Rows from a dataset of charts and code:
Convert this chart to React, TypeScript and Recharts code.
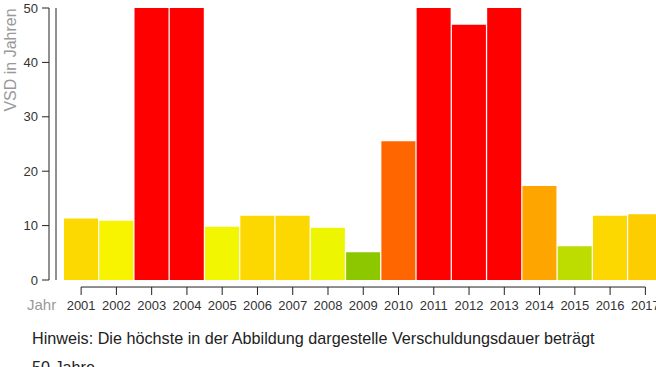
import { BarChart, Bar, XAxis, YAxis, Cell, ReferenceLine } from "recharts";

const years = [
  "2001", "2002", "2003", "2004", "2005", "2006", "2007", "2008", "2009",
  "2010", "2011", "2012", "2013", "2014", "2015", "2016", "2017",
];

// VSD = Verschuldungsdauer in Jahren, capped at 50
const vsd = [11.3, 10.9, 50, 50, 9.8, 11.8, 11.8, 9.6, 5.1, 25.5, 50, 46.9, 50, 17.3, 6.2, 11.8, 12.1];

const barColors = [
  "#fcd900", "#f8f400", "#ff0000", "#ff0000", "#f2f600", "#fdd800", "#fdd800", "#eef500", "#8cc700",
  "#ff6600", "#ff0000", "#ff0000", "#ff0000", "#ffa500", "#bddc00", "#fdd800", "#fdcd00",
];

const yTicks = [0, 10, 20, 30, 40, 50];

const data = years.map((year, i) => ({ year, vsd: vsd[i] }));

const FONT = '"Liberation Sans", Arial, sans-serif';
const AXIS = "#222";
const GREY = "#999";

// x ticks sit a few pixels below the plot, like the original
function YearTick(props: any) {
  const { x, y, payload } = props;
  return (
    <g>
      <line x1={x} x2={x} y1={y - 1} y2={y + 7} stroke={AXIS} />
      <text x={x} y={y + 13} dy="0.71em" textAnchor="middle" fontSize={13} fill="#333" fontFamily={FONT}>
        {payload.value}
      </text>
    </g>
  );
}

export default function App() {
  return (
    <div
      style={{
        position: "absolute",
        left: 0,
        top: 0,
        width: 656,
        height: 367,
        overflow: "hidden",
        background: "#fff",
        fontFamily: FONT,
      }}
    >
      <BarChart
        width={700}
        height={312}
        data={data}
        margin={{ top: 8, right: 37, left: 42, bottom: 0 }}
        barCategoryGap={0.5}
        style={{ fontFamily: FONT }}
      >
        <XAxis
          dataKey="year"
          interval={0}
          padding={{ left: 7.5, right: 0 }}
          axisLine={false}
          tickLine={false}
          tickSize={8}
          tickMargin={0}
          height={32}
          tick={<YearTick />}
        />
        <YAxis
          yAxisId="v"
          domain={[0, 50]}
          ticks={yTicks}
          width={7}
          axisLine={{ stroke: AXIS }}
          tickLine={{ stroke: AXIS }}
          tickSize={7}
          tickMargin={4}
          tick={{ fontSize: 13, fill: "#333" }}
        />
        <YAxis
          yAxisId="edge"
          domain={[0, 50]}
          width={7}
          tick={false}
          tickLine={false}
          axisLine={{ stroke: AXIS }}
        />
        <ReferenceLine
          yAxisId="v"
          segment={[
            { x: years[0], y: -1.29 },
            { x: years[years.length - 1], y: -1.29 },
          ]}
          ifOverflow="visible"
          stroke={AXIS}
        />
        <Bar dataKey="vsd" yAxisId="v" isAnimationActive={false}>
          {data.map((d, i) => (
            <Cell key={d.year} fill={barColors[i]} />
          ))}
        </Bar>
      </BarChart>

      <div
        style={{
          position: "absolute",
          left: -59,
          top: 51.5,
          width: 140,
          textAlign: "center",
          fontSize: 16,
          lineHeight: "16px",
          color: GREY,
          transform: "rotate(-90deg)",
          whiteSpace: "nowrap",
        }}
      >
        VSD in Jahren
      </div>
      <div
        style={{
          position: "absolute",
          left: 27,
          top: 297,
          fontSize: 15,
          lineHeight: "15px",
          color: GREY,
        }}
      >
        Jahr
      </div>
      <div
        style={{
          position: "absolute",
          left: 32,
          top: 324,
          fontSize: 16.2,
          lineHeight: "29px",
          color: "#222",
          whiteSpace: "nowrap",
        }}
      >
        Hinweis: Die höchste in der Abbildung dargestelle Verschuldungsdauer beträgt
        <br />
        50 Jahre
      </div>
    </div>
  );
}
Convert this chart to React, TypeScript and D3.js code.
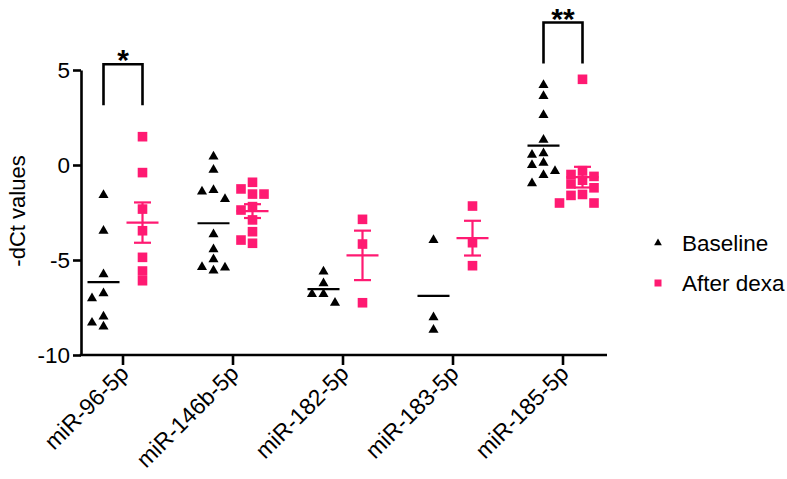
import React, { useEffect, useRef } from "react";
import * as d3 from "d3";

const categories = ["miR-96-5p", "miR-146b-5p", "miR-182-5p", "miR-183-5p", "miR-185-5p"];

const baselineValues = [
  [-1.58, -3.46, -5.75, -6.75, -7.02, -7.98, -8.3, -8.51],
  [0.44, -0.26, -1.32, -1.4, -1.79, -3.65, -4.44, -4.96, -5.37, -5.4, -5.56],
  [-5.61, -6.23, -6.79, -6.79, -7.25],
  [-3.95, -8.02, -8.68],
  [4.21, 3.63, 2.63, 1.32, 0.61, 0.53, 0.12, 0, -0.32, -0.53, -0.96],
];

const afterDexaValues = [
  [1.49, -0.4, -2.32, -3.46, -4.86, -5.58, -6.09],
  [-0.91, -1.26, -1.53, -1.53, -2.19, -2.37, -2.89, -3.51, -3.95, -4.12],
  [-2.86, -4.16, -7.25],
  [-2.16, -4.09, -5.3],
  [4.51, -0.3, -0.5, -0.6, -0.8, -1.0, -1.2, -1.55, -1.6, -2.0, -2.0],
];

const yTicks = [5, 0, -5, -10];
const seriesNames = ["Baseline", "After dexa"];

// significance brackets: top of bracket in data units
const comparisons = [
  { category: "miR-96-5p", label: "*", top: 5.3 },
  { category: "miR-185-5p", label: "**", top: 7.5 },
];

const PINK = "#ff1a72";
const FONT = "'Liberation Sans', Arial, Helvetica, sans-serif";

function swarm(values: number[], y: (v: number) => number, step: number) {
  const order = values.map((_, i) => i).sort((a, b) => values[b] - values[a]);
  const placed: { x: number; y: number }[] = [];
  const offsets = new Array(values.length).fill(0);
  order.forEach((i) => {
    const py = y(values[i]);
    for (const c of [0, -1, 1, -2, 2, -3, 3]) {
      const px = c * step;
      const hit = placed.some((p) => Math.abs(p.x - px) < step * 0.9 && Math.abs(p.y - py) < step * 0.8);
      if (!hit) {
        offsets[i] = px;
        placed.push({ x: px, y: py });
        break;
      }
    }
  });
  return offsets;
}

function Chart() {
  const ref = useRef<SVGSVGElement>(null);

  useEffect(() => {
    const svg = d3.select(ref.current);
    svg.selectAll("*").remove();

    const y = d3.scaleLinear().domain([-10, 5]).range([355, 70]);
    const x = d3.scaleBand().domain(categories).range([68, 618]);
    const axisX = 81;
    const half = 19.5;
    const step = 11.5;

    // y axis
    const gy = svg
      .append("g")
      .attr("transform", `translate(${axisX},0)`)
      .call(d3.axisLeft(y).tickValues(yTicks).tickSize(8).tickSizeOuter(0).tickPadding(3));
    gy.select(".domain").attr("stroke", "#000").attr("stroke-width", 2.6);
    gy.selectAll(".tick line").attr("stroke", "#000").attr("stroke-width", 2.6);
    gy.selectAll(".tick text")
      .attr("font-family", FONT)
      .attr("font-size", 22.5)
      .attr("fill", "#000")
      .text((d: any) => (d < 0 ? "-" + Math.abs(d) : String(d)));

    svg
      .append("text")
      .attr("transform", `translate(25,211) rotate(-90)`)
      .attr("text-anchor", "middle")
      .attr("font-family", FONT)
      .attr("font-size", 22)
      .text("-dCt values");

    // x axis
    const gx = svg
      .append("g")
      .attr("transform", `translate(0,${y(-10)})`)
      .call(d3.axisBottom(x).tickSize(10).tickSizeOuter(0));
    gx.select(".domain").remove();
    gx.selectAll(".tick line").attr("stroke", "#000").attr("stroke-width", 2.6);
    gx.selectAll(".tick text").remove();
    gx.append("line")
      .attr("x1", axisX - 1.3)
      .attr("x2", 607)
      .attr("stroke", "#000")
      .attr("stroke-width", 2.6);

    svg
      .append("g")
      .selectAll("text")
      .data(categories)
      .enter()
      .append("text")
      .attr("transform", (d) => `translate(${x(d)! + x.bandwidth() / 2 + 7},375) rotate(-45)`)
      .attr("text-anchor", "end")
      .attr("font-family", FONT)
      .attr("font-size", 23)
      .text((d) => d);

    const tri = d3.symbol().type(d3.symbolTriangle).size(44);

    categories.forEach((cat, ci) => {
      const cx = x(cat)! + x.bandwidth() / 2;
      const bx = cx - half;
      const ax = cx + half;

      const bv = baselineValues[ci];
      const bOff = swarm(bv, y, step);
      svg
        .append("g")
        .selectAll("path")
        .data(bv)
        .enter()
        .append("path")
        .attr("d", tri()!)
        .attr("transform", (d, i) => `translate(${bx + bOff[i]},${y(d)})`)
        .attr("fill", "#000");

      const bMean = d3.mean(bv)!;
      svg
        .append("line")
        .attr("x1", bx - 16)
        .attr("x2", bx + 16)
        .attr("y1", y(bMean))
        .attr("y2", y(bMean))
        .attr("stroke", "#000")
        .attr("stroke-width", 2.2);

      const av = afterDexaValues[ci];
      const aOff = swarm(av, y, step);
      svg
        .append("g")
        .selectAll("rect")
        .data(av)
        .enter()
        .append("rect")
        .attr("x", (d, i) => ax + aOff[i] - 4.8)
        .attr("y", (d) => y(d) - 4.8)
        .attr("width", 9.6)
        .attr("height", 9.6)
        .attr("fill", PINK);

      const aMean = d3.mean(av)!;
      const sem = d3.deviation(av)! / Math.sqrt(av.length);
      const g = svg.append("g").attr("stroke", PINK).attr("stroke-width", 2.2);
      g.append("line")
        .attr("x1", ax - 16)
        .attr("x2", ax + 16)
        .attr("y1", y(aMean))
        .attr("y2", y(aMean));
      g.append("line")
        .attr("x1", ax)
        .attr("x2", ax)
        .attr("y1", y(aMean + sem))
        .attr("y2", y(aMean - sem));
      [aMean + sem, aMean - sem].forEach((v) => {
        g.append("line")
          .attr("x1", ax - 8.5)
          .attr("x2", ax + 8.5)
          .attr("y1", y(v))
          .attr("y2", y(v));
      });
    });

    // significance brackets
    comparisons.forEach((c) => {
      const cx = x(c.category)! + x.bandwidth() / 2;
      const top = y(c.top);
      svg
        .append("path")
        .attr("d", `M${cx - half},${top + 41}V${top}H${cx + half}V${top + 41}`)
        .attr("fill", "none")
        .attr("stroke", "#000")
        .attr("stroke-width", 2.6);
      svg
        .append("text")
        .attr("x", cx)
        .attr("y", top + 6)
        .attr("text-anchor", "middle")
        .attr("font-family", FONT)
        .attr("font-weight", "bold")
        .attr("font-size", 30)
        .text(c.label);
    });

    // legend
    const legend = svg
      .append("g")
      .selectAll("g")
      .data(seriesNames)
      .enter()
      .append("g")
      .attr("transform", (d, i) => `translate(658,${243 + i * 40})`);
    legend
      .filter((d, i) => i === 0)
      .append("path")
      .attr("d", d3.symbol().type(d3.symbolTriangle).size(26)()!)
      .attr("fill", "#000");
    legend
      .filter((d, i) => i === 1)
      .append("rect")
      .attr("x", -3.5)
      .attr("y", -3.5)
      .attr("width", 7)
      .attr("height", 7)
      .attr("fill", PINK);
    legend
      .append("text")
      .attr("x", 24)
      .attr("y", 8)
      .attr("font-family", FONT)
      .attr("font-size", 22.5)
      .text((d) => d);
  }, []);

  return (
    <svg
      ref={ref}
      width={787}
      height={479}
      style={{ position: "absolute", left: 0, top: 0, background: "#fff" }}
    />
  );
}

export default function App() {
  return <Chart />;
}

• Written instruction: Give again, exactly, the lines from the start of the data through the one holding "6.2, 11.8, 12.1];"; omit the pictures.

• Written answer:
Convert this chart to React, TypeScript and Recharts code.
import { BarChart, Bar, XAxis, YAxis, Cell, ReferenceLine } from "recharts";

const years = [
  "2001", "2002", "2003", "2004", "2005", "2006", "2007", "2008", "2009",
  "2010", "2011", "2012", "2013", "2014", "2015", "2016", "2017",
];

// VSD = Verschuldungsdauer in Jahren, capped at 50
const vsd = [11.3, 10.9, 50, 50, 9.8, 11.8, 11.8, 9.6, 5.1, 25.5, 50, 46.9, 50, 17.3, 6.2, 11.8, 12.1];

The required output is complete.